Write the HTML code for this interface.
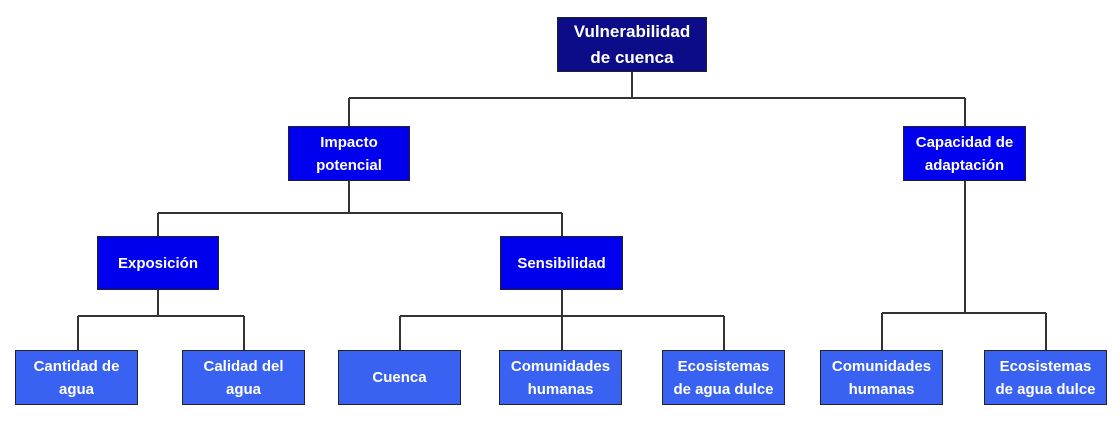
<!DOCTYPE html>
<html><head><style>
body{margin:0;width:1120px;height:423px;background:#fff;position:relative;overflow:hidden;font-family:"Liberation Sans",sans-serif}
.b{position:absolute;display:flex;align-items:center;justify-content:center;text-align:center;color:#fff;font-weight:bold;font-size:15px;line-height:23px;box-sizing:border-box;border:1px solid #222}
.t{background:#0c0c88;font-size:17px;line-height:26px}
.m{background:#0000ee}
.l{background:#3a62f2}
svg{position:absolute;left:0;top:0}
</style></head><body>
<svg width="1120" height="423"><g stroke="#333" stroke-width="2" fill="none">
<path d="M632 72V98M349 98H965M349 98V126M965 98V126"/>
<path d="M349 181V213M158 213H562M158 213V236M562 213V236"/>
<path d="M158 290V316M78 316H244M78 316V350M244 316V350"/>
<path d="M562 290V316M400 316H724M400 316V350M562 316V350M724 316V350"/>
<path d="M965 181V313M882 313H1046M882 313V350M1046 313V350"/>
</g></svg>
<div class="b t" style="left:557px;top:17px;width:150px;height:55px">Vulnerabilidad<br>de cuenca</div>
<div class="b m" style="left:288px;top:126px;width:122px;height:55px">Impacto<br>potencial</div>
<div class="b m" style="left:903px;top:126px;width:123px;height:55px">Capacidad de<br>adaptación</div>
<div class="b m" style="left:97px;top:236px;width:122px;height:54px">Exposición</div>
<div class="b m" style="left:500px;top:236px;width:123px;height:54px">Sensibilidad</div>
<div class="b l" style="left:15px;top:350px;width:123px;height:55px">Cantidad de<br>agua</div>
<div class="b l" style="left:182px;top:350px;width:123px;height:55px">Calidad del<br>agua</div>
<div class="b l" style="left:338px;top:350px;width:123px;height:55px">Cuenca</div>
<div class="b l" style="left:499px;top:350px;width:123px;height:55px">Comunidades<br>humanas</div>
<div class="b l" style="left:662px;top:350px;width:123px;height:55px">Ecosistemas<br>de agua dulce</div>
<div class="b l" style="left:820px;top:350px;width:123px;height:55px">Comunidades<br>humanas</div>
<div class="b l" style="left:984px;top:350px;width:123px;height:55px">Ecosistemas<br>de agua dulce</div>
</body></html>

┄┄┄┄┄┄┄┄┄┄

* [Task to complete] Exclude the images and reproduce the remaining data exactly.

* [Exercise answer]
Write the HTML code for this interface.
<!DOCTYPE html>
<html><head><style>
body{margin:0;width:1120px;height:423px;background:#fff;position:relative;overflow:hidden;font-family:"Liberation Sans",sans-serif}
.b{position:absolute;display:flex;align-items:center;justify-content:center;text-align:center;color:#fff;font-weight:bold;font-size:15px;line-height:23px;box-sizing:border-box;border:1px solid #222}
.t{background:#0c0c88;font-size:17px;line-height:26px}
.m{background:#0000ee}
.l{background:#3a62f2}
svg{position:absolute;left:0;top:0}
</style></head><body>
<svg width="1120" height="423"><g stroke="#333" stroke-width="2" fill="none">
<path d="M632 72V98M349 98H965M349 98V126M965 98V126"/>
<path d="M349 181V213M158 213H562M158 213V236M562 213V236"/>
<path d="M158 290V316M78 316H244M78 316V350M244 316V350"/>
<path d="M562 290V316M400 316H724M400 316V350M562 316V350M724 316V350"/>
<path d="M965 181V313M882 313H1046M882 313V350M1046 313V350"/>
</g></svg>
<div class="b t" style="left:557px;top:17px;width:150px;height:55px">Vulnerabilidad<br>de cuenca</div>
<div class="b m" style="left:288px;top:126px;width:122px;height:55px">Impacto<br>potencial</div>
<div class="b m" style="left:903px;top:126px;width:123px;height:55px">Capacidad de<br>adaptación</div>
<div class="b m" style="left:97px;top:236px;width:122px;height:54px">Exposición</div>
<div class="b m" style="left:500px;top:236px;width:123px;height:54px">Sensibilidad</div>
<div class="b l" style="left:15px;top:350px;width:123px;height:55px">Cantidad de<br>agua</div>
<div class="b l" style="left:182px;top:350px;width:123px;height:55px">Calidad del<br>agua</div>
<div class="b l" style="left:338px;top:350px;width:123px;height:55px">Cuenca</div>
<div class="b l" style="left:499px;top:350px;width:123px;height:55px">Comunidades<br>humanas</div>
<div class="b l" style="left:662px;top:350px;width:123px;height:55px">Ecosistemas<br>de agua dulce</div>
<div class="b l" style="left:820px;top:350px;width:123px;height:55px">Comunidades<br>humanas</div>
<div class="b l" style="left:984px;top:350px;width:123px;height:55px">Ecosistemas<br>de agua dulce</div>
</body></html>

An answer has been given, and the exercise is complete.